Don’t Take Life Too Seriously

Life’s too short. If their was one thing Tim Taylor was good at, it was having fun. Whether he was demonstrating how things worked on Tool Time, or joking with Randy, you could be certain Tim was going to get laughs. I can apply this lesson in my own life by joking with friends and not taking comments by others, whether meant as an insult or not, too personally.

Be Yourself

On the show Tim regularly makes a fool out of himself. He’s never concerned with what others think and not afraid to make mistakes. Al, although more self conscious than Tim, never changes from the serious, flannel wearing persona. He’s comfortable with who he is, even if it’s different from most others.

Tolerance and Acceptance

Along with being yourself comes accepting others as they are. Wilson was always a bit strange, yet you never saw the others making fun of him. Although Tim would poke fun at Al, they remained best friends and had very different personalities. The children were perhaps the best example of acceptance. You had Brad the jock, who was always involved in some sport or another. Randy was more of a science kid who had Tim’s sense of humor. And finally there was Mark, who was always kind of the odd child. Near the end of the series he was more into goth. Although they didn’t always understand the boys, their parents were always supportive of their choices.

Respect For Others

Unlike many sitcoms prior to “Home Improvement”, the Taylors’ weren’t made out to be the perfect family. The Taylors’ had their fair share of problems. The boys were regularly fighting, especially when it came to picking on Mark. There were always consequences and apologies, but the real-life feeling was present. Another example is when Al thought he could host Tool Time better than Tim. Instead of letting Al completely bomb Tim stepped in to help him out, it showed how important their friendship was.

Listen to Your Elders

In reality Wilson gave life lessons in every episode. The way the show would get the point across through comedy is likely why it made an impression on me. For instance; in response to Tim’s obsession with cars, Wilson said, ” You know Tim, there’s an old folk saying. Obsessions are like fire and water.
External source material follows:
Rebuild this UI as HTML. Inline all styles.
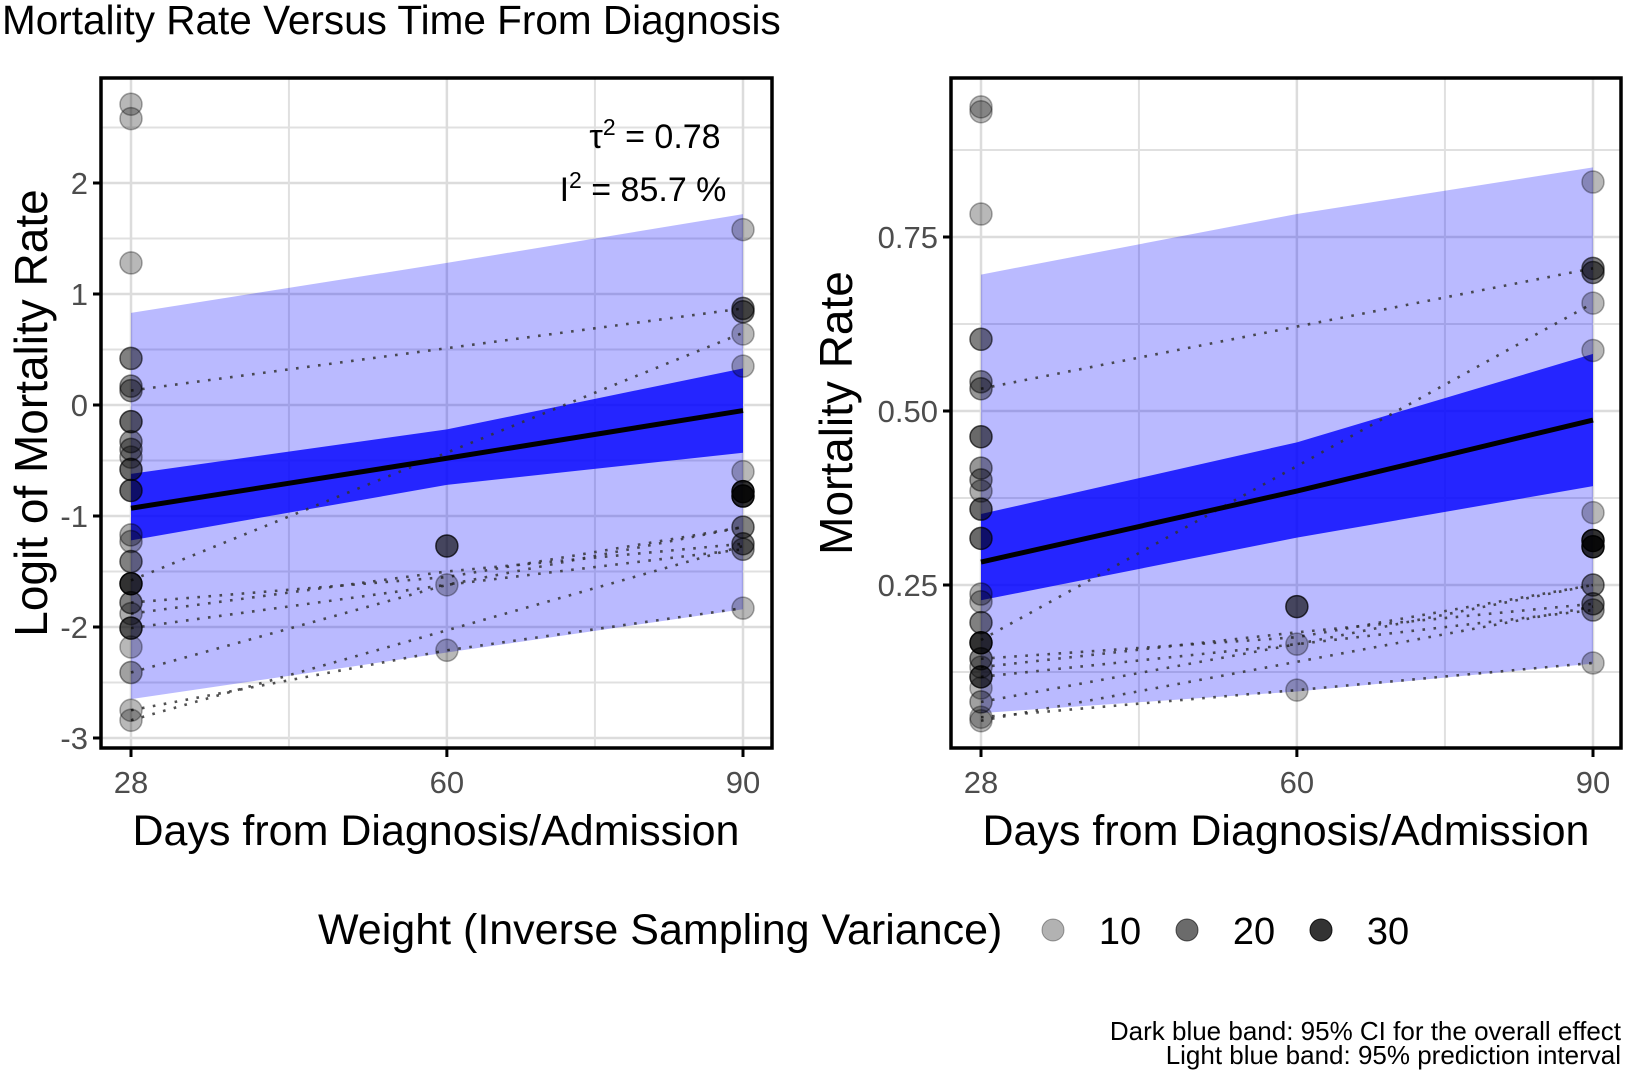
<!DOCTYPE html>
<html><head><meta charset="utf-8">
<style>
html,body{margin:0;padding:0;background:#fff;}
svg{display:block;font-family:"Liberation Sans",Arial,sans-serif;}
</style></head>
<body>
<svg id="chart" width="1625" height="1071" viewBox="0 0 1625 1071" xmlns="http://www.w3.org/2000/svg">
<text x="2" y="34" font-size="40.5" fill="#000">Mortality Rate Versus Time From Diagnosis</text>
<g id="left"></g>
<g id="right"></g>
<text transform="translate(47,413) rotate(-90)" text-anchor="middle" font-size="46">Logit of Mortality Rate</text>
<text transform="translate(852,413) rotate(-90)" text-anchor="middle" font-size="46">Mortality Rate</text>
<text x="436" y="845" text-anchor="middle" font-size="43">Days from Diagnosis/Admission</text>
<text x="1286" y="845" text-anchor="middle" font-size="43">Days from Diagnosis/Admission</text>
<text x="655" y="148" text-anchor="middle" font-size="34">τ<tspan dy="-13" font-size="23">2</tspan><tspan dy="13"> = 0.78</tspan></text>
<text x="643" y="201" text-anchor="middle" font-size="34">I<tspan dy="-13" font-size="23">2</tspan><tspan dy="13"> = 85.7 %</tspan></text>
<g>
<text x="318" y="944" font-size="43">Weight (Inverse Sampling Variance)</text>
<circle cx="1053" cy="930" r="11" fill="#000" fill-opacity="0.3" stroke="#000" stroke-opacity="0.35"/>
<text x="1120" y="944" text-anchor="middle" font-size="38">10</text>
<circle cx="1187" cy="930" r="11" fill="#000" fill-opacity="0.58" stroke="#000" stroke-opacity="0.6"/>
<text x="1254" y="944" text-anchor="middle" font-size="38">20</text>
<circle cx="1321" cy="930" r="11" fill="#000" fill-opacity="0.8" stroke="#000" stroke-opacity="0.85"/>
<text x="1388" y="944" text-anchor="middle" font-size="38">30</text>
</g>
<text x="1621" y="1040" text-anchor="end" font-size="26">Dark blue band: 95% CI for the overall effect</text>
<text x="1621" y="1064" text-anchor="end" font-size="26">Light blue band: 95% prediction interval</text>
</svg>
<script>
// ---- data (left panel: logit scale) ----
var bandDays = [28, 60, 90];
var logitFit = [-0.93, -0.48, -0.05];
var logitCiLow = [-1.22, -0.72, -0.43];
var logitCiHigh = [-0.62, -0.22, 0.33];
var logitPiLow = [-2.65, -2.23, -1.84];
var logitPiHigh = [0.83, 1.28, 1.72];
var pointDays = [28,28,28,28,28,28,28,28,28,28,28,28,28,28,28,28,28,28,28,28,28,28,28, 60,60,60, 90,90,90,90,90,90,90,90,90,90,90,90];
var pointLogit = [2.71,2.58,1.28,0.42,0.17,0.13,-0.15,-0.33,-0.40,-0.47,-0.58,-0.77,-1.17,-1.23,-1.41,-1.61,-1.78,-1.88,-2.01,-2.18,-2.41,-2.75,-2.84, -1.27,-1.62,-2.21, 1.58,0.87,0.84,0.64,0.35,-0.60,-0.78,-0.82,-1.10,-1.25,-1.30,-1.83];
var pointWeight = [8,8,8,18,14,14,22,14,14,10,22,22,10,10,18,33,18,10,26,8,12,8,8, 24,8,8, 8,18,18,8,8,8,33,33,18,18,14,8];
var studyDays = [[28,90],[28,90],[28,60,90],[28,60,90],[28,60,90],[28,60,90],[28,60,90],[28,90]];
var studyLogit = [[0.13,0.87],[-1.58,0.65],[-1.78,-1.55,-1.10],[-1.88,-1.50,-1.25],[-2.01,-1.62,-1.30],[-2.41,-1.62,-1.10],[-2.75,-2.21,-1.83],[-2.84,-1.27,-1.25]];
// ---- data (right panel: proportion scale) ----
var rateFit = [0.283, 0.385, 0.487];
var rateCiLow = [0.228, 0.318, 0.392];
var rateCiHigh = [0.352, 0.455, 0.582];
var ratePiLow = [0.066, 0.097, 0.137];
var ratePiHigh = [0.696, 0.783, 0.850];
var pointRate = [0.937,0.930,0.783,0.603,0.542,0.532,0.463,0.418,0.401,0.385,0.359,0.317,0.237,0.226,0.196,0.167,0.144,0.132,0.118,0.102,0.082,0.060,0.055, 0.219,0.165,0.099, 0.829,0.705,0.699,0.655,0.587,0.354,0.314,0.305,0.250,0.223,0.214,0.138];
var studyRate = [[0.532,0.705],[0.171,0.655],[0.144,0.175,0.250],[0.132,0.182,0.223],[0.118,0.165,0.214],[0.082,0.165,0.250],[0.060,0.099,0.138],[0.055,0.219,0.223]];
var leftYTicks = [-3,-2,-1,0,1,2];
var leftYMinor = [-2.5,-1.5,-0.5,0.5,1.5,2.5];
var rightYTicks = [0.25,0.50,0.75];
var rightYTickLabels = ["0.25","0.50","0.75"];
var rightYMinor = [0.125,0.375,0.625,0.875];
var xTicks = [28,60,90];
var xMinor = [44,75];

var NS = "http://www.w3.org/2000/svg";
function mk(tag, attrs, parent){var e=document.createElementNS(NS,tag);for(var k in attrs)e.setAttribute(k,attrs[k]);parent.appendChild(e);return e;}
function alphaOf(w){return Math.min(0.95, 0.12 + w*0.026);}

function drawPanel(g, cfg){
  var sx = function(d){return cfg.x28 + (d-28)*(cfg.x90-cfg.x28)/62;};
  var sy = function(v){return cfg.yRef - (v-cfg.vRef)*cfg.pxPerUnit;};
  var clip = mk('clipPath',{id:cfg.id+'-clip'},g);
  mk('rect',{x:cfg.x0,y:cfg.y0,width:cfg.x1-cfg.x0,height:cfg.y1-cfg.y0},clip);
  var inner = mk('g',{'clip-path':'url(#'+cfg.id+'-clip)'},g);
  cfg.minorY.forEach(function(v){var l=mk('line',{x1:cfg.x0,x2:cfg.x1,y1:sy(v),y2:sy(v),stroke:'#e0e0e0','stroke-width':2},inner);
    
    });
  cfg.ticksY.forEach(function(v){var l=mk('line',{x1:cfg.x0,x2:cfg.x1,y1:sy(v),y2:sy(v),stroke:'#dcdcdc','stroke-width':2.5},inner);
    
    });
  xMinor.forEach(function(d){var l=mk('line',{x1:sx(d),x2:sx(d),y1:cfg.y0,y2:cfg.y1,stroke:'#e0e0e0','stroke-width':2},inner);
    
    });
  xTicks.forEach(function(d){var l=mk('line',{x1:sx(d),x2:sx(d),y1:cfg.y0,y2:cfg.y1,stroke:'#dcdcdc','stroke-width':2.5},inner);
    
    });
  function band(lo,hi,fill,op,name){
    var pts=[];for(var i=0;i<bandDays.length;i++)pts.push(sx(bandDays[i])+','+sy(hi[i]));
    for(var j=bandDays.length-1;j>=0;j--)pts.push(sx(bandDays[j])+','+sy(lo[j]));
    var p=mk('polygon',{points:pts.join(' '),fill:fill,'fill-opacity':op},inner);
    
    
  }
  band(cfg.piLo,cfg.piHi,'#0000ff',0.27,'prediction-interval-band');
  band(cfg.ciLo,cfg.ciHi,'#0000ff',0.8,'confidence-interval-band');
  for(var s=0;s<studyDays.length;s++){
    var pts=studyDays[s].map(function(d,i){return sx(d)+','+sy(cfg.study[s][i]);}).join(' ');
    var pl=mk('polyline',{points:pts,fill:'none',stroke:'#333','stroke-width':2.6,'stroke-dasharray':'2.6 8.5','stroke-opacity':0.85},inner);
    
    
  }
  var fp=bandDays.map(function(d,i){return sx(d)+','+sy(cfg.fit[i]);}).join(' ');
  var fl=mk('polyline',{points:fp,fill:'none',stroke:'#000','stroke-width':5},inner);
  
  
  for(var k=0;k<pointDays.length;k++){
    var a=alphaOf(pointWeight[k]);
    var c=mk('circle',{cx:sx(pointDays[k]),cy:sy(cfg.pts[k]),r:11,fill:'#000','fill-opacity':a*0.85,stroke:'#000','stroke-opacity':a,'stroke-width':1.5},inner);
    
    
  }
  var fr=mk('rect',{x:cfg.x0,y:cfg.y0,width:cfg.x1-cfg.x0,height:cfg.y1-cfg.y0,fill:'none',stroke:'#000','stroke-width':3.5},g);
  
  
  cfg.ticksY.forEach(function(v,i){
    var t=mk('line',{x1:cfg.x0-8,x2:cfg.x0,y1:sy(v),y2:sy(v),stroke:'#000','stroke-width':3},g);
    
    
    var tx=mk('text',{x:cfg.x0-13,y:sy(v)+11,'text-anchor':'end','font-size':31,fill:'#4d4d4d'},g);
    tx.textContent=cfg.labelsY[i];
    
    
  });
  xTicks.forEach(function(d){
    var t=mk('line',{x1:sx(d),x2:sx(d),y1:cfg.y1,y2:cfg.y1+9,stroke:'#000','stroke-width':3},g);
    
    
    var tx=mk('text',{x:sx(d),y:cfg.y1+45,'text-anchor':'middle','font-size':31,fill:'#4d4d4d'},g);
    tx.textContent=String(d);
    
    
  });
}
drawPanel(document.getElementById('left'),{id:'left',x0:101,x1:772,y0:78,y1:748,x28:131,x90:743,yRef:405,vRef:0,pxPerUnit:111,
  ticksY:leftYTicks,labelsY:leftYTicks.map(String),minorY:leftYMinor,
  fit:logitFit,ciLo:logitCiLow,ciHi:logitCiHigh,piLo:logitPiLow,piHi:logitPiHigh,pts:pointLogit,study:studyLogit});
drawPanel(document.getElementById('right'),{id:'right',x0:951,x1:1621,y0:78,y1:748,x28:981,x90:1593,yRef:585,vRef:0.25,pxPerUnit:696,
  ticksY:rightYTicks,labelsY:rightYTickLabels,minorY:rightYMinor,
  fit:rateFit,ciLo:rateCiLow,ciHi:rateCiHigh,piLo:ratePiLow,piHi:ratePiHigh,pts:pointRate,study:studyRate});
</script>
</body></html>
Good servants, but bad masters. See the point is: do you rule your obsession, or does your obsession rule you?” And of course in typical fashion making little sense, Tim replied, “I know I get crazy about cars, you know. My car, your car, anybody’s car. But it’s, it’s like Bad Masterson said. You can’t get obsessed the way old people drive through water, if their servants are on fire.”

The lesson to be learned was, don’t obsess over everything and make time for whats important in your life. I’ve had many conversations with elderly individuals and it’s amazing what you can learn from them if you’re just willing to listen.